As long as that 'transitions' class was a requirement for graduation, and had to be taken in the 9th grade, I guess she would still be eligible for classes at the local high school forever.  I wonder if that's a theory worth testing.

So, come her senior year of high school, she researched and picked five colleges, and got accepted to three of them.  In August, off she went, to the one that offered her about a 3/5ths scholarship.

I learned later that I was supposed to name a graduation date, so I picked the day she registered to vote.

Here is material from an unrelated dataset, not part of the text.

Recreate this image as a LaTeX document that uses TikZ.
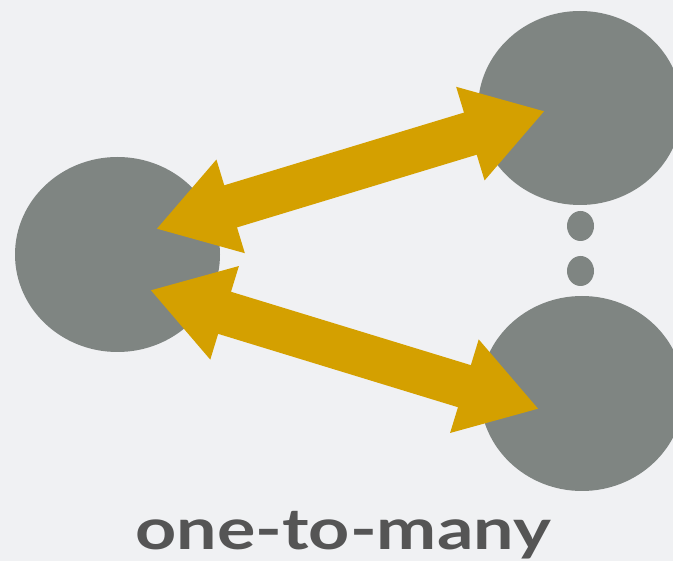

For a long time, a high school diploma hasn't meant that the student could read or write.  For that reason, most colleges DO NOT CARE if the student has been issued a high school diploma from a state-approved school.  Their criterion is the student's transcript, SAT or ACT scores, and some application materials that they require.  Homeschooled students can write their own transcript.  More on that, perhaps, in another blog.  Homeschooled students DO need to have a graduation date.  So pick one, and be sure to have a party.  When you fill out the FAFSA, answer 'yes' for diploma.  Your homeschool diploma is completely legitimate.  If asked, enter the graduation date you picked.

Know, that when your student gets to college, that there will be placement exams in several subjects.  No matter what courses your student has taken in high school or elsewhere, these exams will determine where your students starts in a sequence of courses such as math or English.  If remedial work must be done, these exams will identify that.

Once again, let me reiterate, that your job as parent is to get your student the BEST education you can.  Local public high schools often have some very strange hoops for kids to jump through, such as silly classes, standardized tests associated with the No Child Left Behind Act, senior projects, etc.  These can be worthwhile, or they can be worthless.  If  your child didn't get a high school diploma because s/he failed to jump through one of these hoops, apply to college anyway. 

You don't need a high school diploma to go to college.  You DO need a graduation date.  Be sure to have a party and take some photos.